(Records contained in a dataset)
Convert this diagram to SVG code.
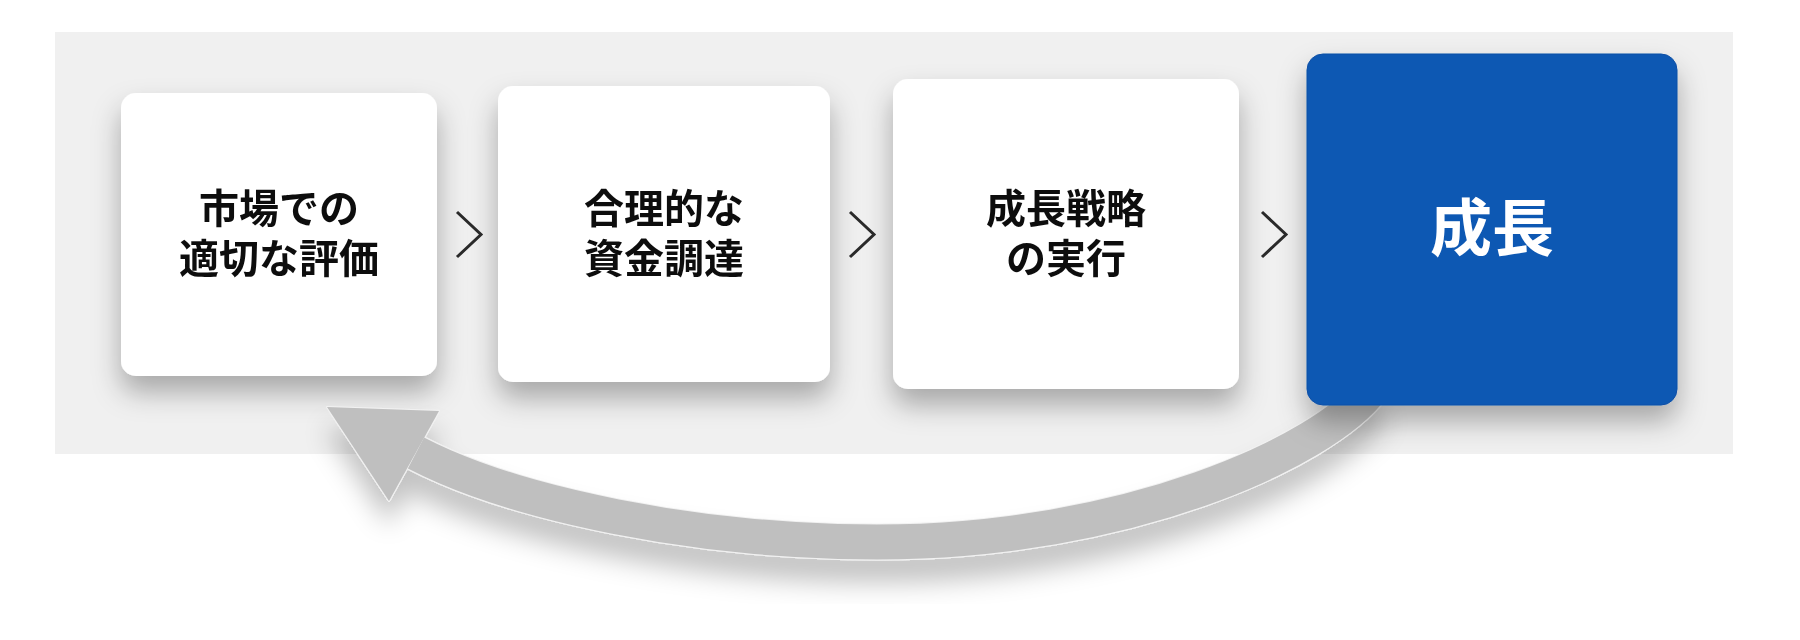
<svg xmlns="http://www.w3.org/2000/svg" width="1800" height="640" viewBox="0 0 1800 640">
<defs>
<style>
.card{fill:#ffffff;}
.lbl{font-family:"Noto Sans CJK JP","Noto Sans CJK SC",sans-serif;font-weight:700;font-size:40px;fill:#111111;text-anchor:middle;}
.big{font-family:"Noto Sans CJK JP","Noto Sans CJK SC",sans-serif;font-weight:700;font-size:62px;fill:#ffffff;text-anchor:middle;}
.chev{fill:none;stroke:#2a2a2a;stroke-width:3;}
</style>
<filter id="sh" x="-20%" y="-20%" width="140%" height="150%">
<feDropShadow dx="0" dy="16" stdDeviation="14" flood-color="#000" flood-opacity="0.3"/>
</filter>
<filter id="ash" x="-10%" y="-30%" width="120%" height="170%">
<feDropShadow dx="0" dy="22" stdDeviation="13" flood-color="#000" flood-opacity="0.24"/>
</filter>
</defs>
<rect x="0" y="0" width="1800" height="640" fill="#ffffff"/>
<rect id="panel" x="55" y="32" width="1678" height="422" fill="#f0f0f0"/>

<g id="node1" filter="url(#sh)">
<rect class="card" x="121" y="93" width="316" height="283" rx="15"/>
<text class="lbl"><tspan x="279" y="223">市場での</tspan><tspan x="279" y="273">適切な評価</tspan></text>
</g>
<g id="node2" filter="url(#sh)">
<rect class="card" x="498" y="86" width="332" height="296" rx="15"/>
<text class="lbl"><tspan x="664" y="223">合理的な</tspan><tspan x="664" y="273">資金調達</tspan></text>
</g>
<g id="node3" filter="url(#sh)">
<rect class="card" x="893" y="79" width="346" height="310" rx="15"/>
<text class="lbl"><tspan x="1066" y="223">成長戦略</tspan><tspan x="1066" y="273">の実行</tspan></text>
</g>

<g id="connectors">
<polyline class="chev" points="457,212 481,234.5 457,257"/>
<polyline class="chev" points="850,212 874,234.5 850,257"/>
<polyline class="chev" points="1262,212 1286,234.5 1262,257"/>
<g id="loop-arrow" filter="url(#ash)">
<path d="M1372 388 C1324 452 1127 542 877 542 C697 542 513.6 503.8 416 453" fill="none" stroke="#f2f2f2" stroke-width="37"/>
<polygon points="327,407 439,411 389,501" fill="#f2f2f2" stroke="#f2f2f2" stroke-width="2" stroke-linejoin="round"/>
<path d="M1372 388 C1324 452 1127 542 877 542 C697 542 513.6 503.8 416 453" fill="none" stroke="#bfbfbf" stroke-width="35"/>
<polygon points="327,407 439,411 389,501" fill="#bfbfbf"/>
</g>
</g>

<g id="node4" filter="url(#sh)">
<rect x="1307" y="54" width="370" height="351" rx="16" fill="#1059b3" stroke="#0c4ea6" stroke-width="1"/>
<text class="big" x="1492" y="251">成長</text>
</g>
</svg>
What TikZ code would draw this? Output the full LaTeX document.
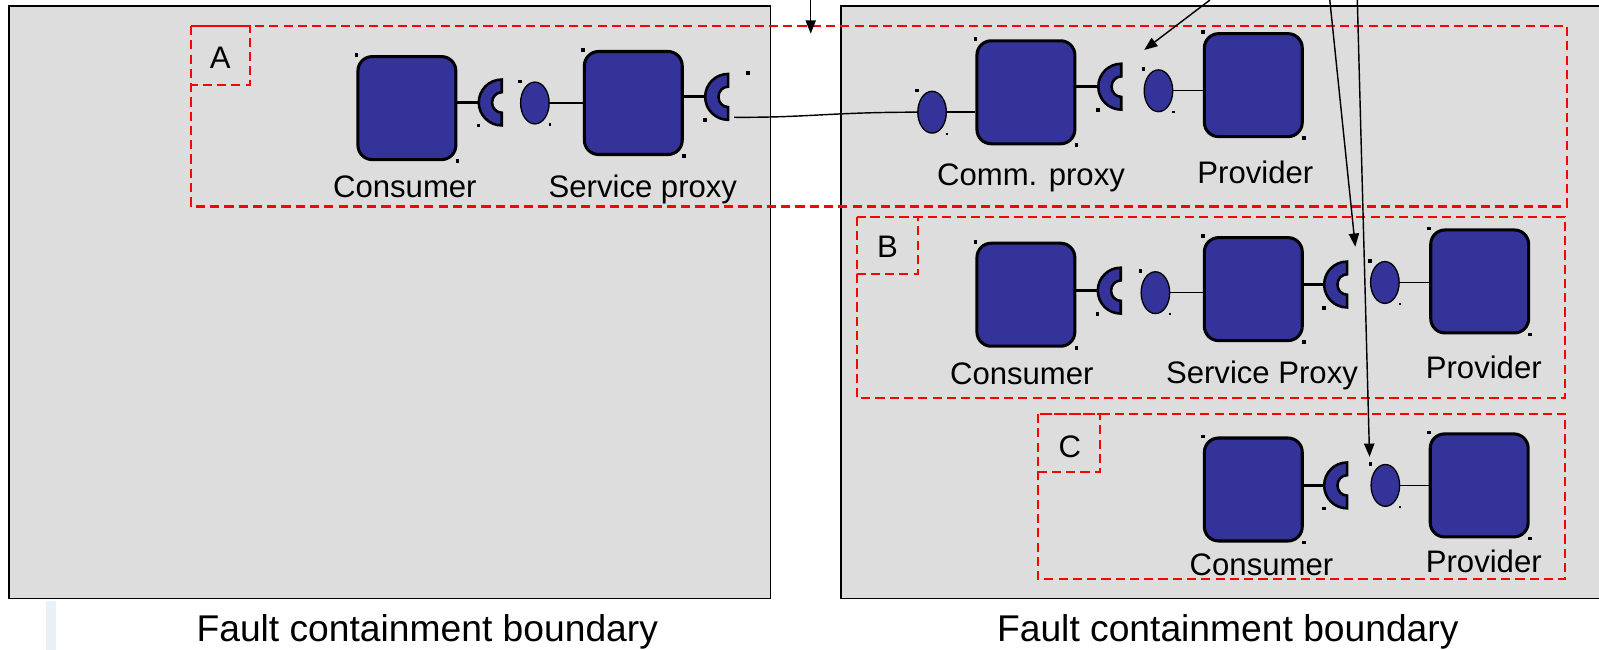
\documentclass[tikz,border=0pt]{standalone}
\usepackage{fontspec}
\setmainfont{Liberation Sans}
\usetikzlibrary{arrows.meta,shapes.geometric,calc}

\definecolor{compblue}{RGB}{51,51,153}
\definecolor{zonegray}{RGB}{221,221,221}
\definecolor{faultred}{RGB}{255,0,0}
\definecolor{haze}{RGB}{206,222,234}

\tikzset{
  comp/.style={rectangle, rounded corners=14pt, draw=black, line width=3pt,
    fill=compblue, minimum width=96pt, minimum height=101pt, inner sep=0pt},
  iface/.style={ellipse, draw=black, line width=1.3pt, fill=compblue,
    minimum width=28pt, minimum height=41pt, inner sep=0pt},
  sockslot/.style={rectangle, inner sep=0pt, minimum width=22.5pt,
    minimum height=45pt, anchor=east},
  sockfill/.style={draw=black, fill=compblue, line width=2.5pt, line join=miter},
  stem/.style={line width=2.8pt},
  wire/.style={line width=1.4pt},
  zone/.style={draw=black, line width=1.4pt, fill=zonegray},
  faultbox/.style={draw=faultred, line width=2pt, dash pattern=on 9pt off 5pt},
  lbl/.style={font=\fontsize{30.5}{32}\selectfont, anchor=base, inner sep=0pt},
  tag/.style={font=\fontsize{30.5}{32}\selectfont, inner sep=0pt},
  caption/.style={font=\fontsize{36.5}{40}\selectfont, anchor=base, inner sep=0pt},
  pointer/.style={line width=1.4pt, -{Triangle[length=13pt, width=10pt]}},
}

% required-interface socket: half ring opening to the right
\newcommand\drawsocket[1]{%
  \draw[sockfill] (#1.east) ++(0,22.5)
    arc[start angle=90, end angle=270, radius=22.5] -- ++(0,12.5)
    arc[start angle=270, end angle=90, x radius=9.5, y radius=10] -- cycle;}
% selection handles
\newcommand\handle[1]{\fill (#1) ++(-1.8,-1.8) rectangle ++(3.6,3.6);}
\newcommand\speck[1]{\fill (#1) ++(-1.1,-1.1) rectangle ++(2.2,2.2);}

\begin{document}
\begin{tikzpicture}[x=1pt,y=-1pt]
\useasboundingbox (0,0) rectangle (1568,637);
\clip (0,0) rectangle (1568,637);

% fault containment zones
\draw[zone] (8.8,5.9) rectangle (755.5,587);
\draw[zone] (824.7,5.9) rectangle (1580,587);
\fill[haze, opacity=0.45] (45,589) rectangle (55,637);

% fault regions A, B, C
\draw[faultbox] (187,25.5) rectangle (1537,202.5);
\draw[faultbox] (187,25.5) rectangle (245,83.7);
\draw[faultbox] (840,212.5) rectangle (1535,390);
\draw[faultbox] (840,212.5) rectangle (900,268.7);
\draw[faultbox] (1018,406) rectangle (1535,568);
\draw[faultbox] (1018,406) rectangle (1079,462.5);
\node[tag] (tagA) at (216,57) {A};
\node[tag] (tagB) at (870.4,242) {B};
\node[tag] (tagC) at (1049,438) {C};

% components
\node[comp] (ca)  at (399,106)    {};
\node[comp] (spa) at (621,101)    {};
\node[comp] (cpa) at (1006,90.5)  {};
\node[comp] (pa)  at (1229,83.5)  {};
\node[comp] (cb)  at (1006,289)   {};
\node[comp] (spb) at (1229,283.5) {};
\node[comp] (pb)  at (1451,276)   {};
\node[comp] (cc)  at (1229,480)   {};
\node[comp] (pc)  at (1450.5,476) {};

% required interfaces
\node[sockslot] (sa1) at (492,100.5) {};
\node[sockslot] (sa2) at (714,95)    {};
\node[sockslot] (sa3) at (1099.5,85) {};
\node[sockslot] (sb1) at (1099,285)  {};
\node[sockslot] (sb2) at (1321,279)  {};
\node[sockslot] (sc)  at (1321,476)  {};

% provided interfaces
\node[iface] (ea1) at (524.5,101) {};
\node[iface] (ea2) at (914,110)   {};
\node[iface] (ea3) at (1136,89)   {};
\node[iface] (eb1) at (1133,287)  {};
\node[iface] (eb2) at (1358,277)  {};
\node[iface] (ec)  at (1358.5,476) {};

% stems from components to their sockets
\foreach \c/\s in {ca/sa1, spa/sa2, cpa/sa3, cb/sb1, spb/sb2, cc/sc}
  \draw[stem] (\s.west -| \c.east) -- (\s.west);
\foreach \s in {sa1, sa2, sa3, sb1, sb2, sc}
  \drawsocket{\s};

% provided-interface links
\foreach \e/\c in {ea1/spa, ea2/cpa, ea3/pa, eb1/spb, eb2/pb, ec/pc}
  \draw[wire] (\e.east) -- (\e.east -| \c.west);

% remote link from the service proxy to the communication proxy
\coordinate (tailA) at (720,115);
\draw[wire] (tailA) .. controls (790,115.5) and (815,110) .. (ea2.west);

% selection handles
\foreach \c in {ca, spa, cpa, pa, cb, spb, pb, cc, pc} {
  \handle{\c.north west}
  \handle{\c.south east}
}
\foreach \s in {sa1, sa2, sa3, sb1, sb2, sc}
  \handle{\s.south west};
\foreach \e in {ea1, ea2, ea3, eb1, eb2, ec} {
  \handle{\e.west |- \e.north}
  \speck{\e.east |- \e.south}
}
\coordinate (markA) at (733.5,71.5);
\handle{markA}

% pointers from above
\coordinate (srcT) at (795,0);    \coordinate (tipT) at (795,33);
\coordinate (src1) at (1186.5,0); \coordinate (tip1) at (1122,49);
\coordinate (src2) at (1304,0);   \coordinate (tip2) at (1329,242);
\coordinate (src3) at (1331,0);   \coordinate (tip3) at (1343,448);
\draw[pointer] (srcT) -- (tipT);
\draw[pointer] (src1) -- (tip1);
\draw[pointer] (src2) -- (tip2);
\draw[pointer] (src3) -- (tip3);

% component labels
\node[lbl] (lca)  at (397,194)    {Consumer};
\node[lbl] (lspa) at (630.4,194)  {Service proxy};
\node[lbl] (lcpa) at (1011,182)   {Comm. proxy};
\node[lbl] (lpa)  at (1231,180)   {Provider};
\node[lbl] (lcb)  at (1002,377)   {Consumer};
\node[lbl] (lspb) at (1237.5,376) {Service Proxy};
\node[lbl] (lpb)  at (1455,371)   {Provider};
\node[lbl] (lcc)  at (1237,564)   {Consumer};
\node[lbl] (lpc)  at (1455,561.5) {Provider};

% zone captions
\node[caption] (capL) at (419,629)  {Fault containment boundary};
\node[caption] (capR) at (1204,629) {Fault containment boundary};
\end{tikzpicture}
\end{document}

» BRIEF: Where a line contains the string "code", extract that line.

» TASK RESULT:
Convert this diagram to SVG code.
What TikZ code would draw this? Output the full LaTeX document.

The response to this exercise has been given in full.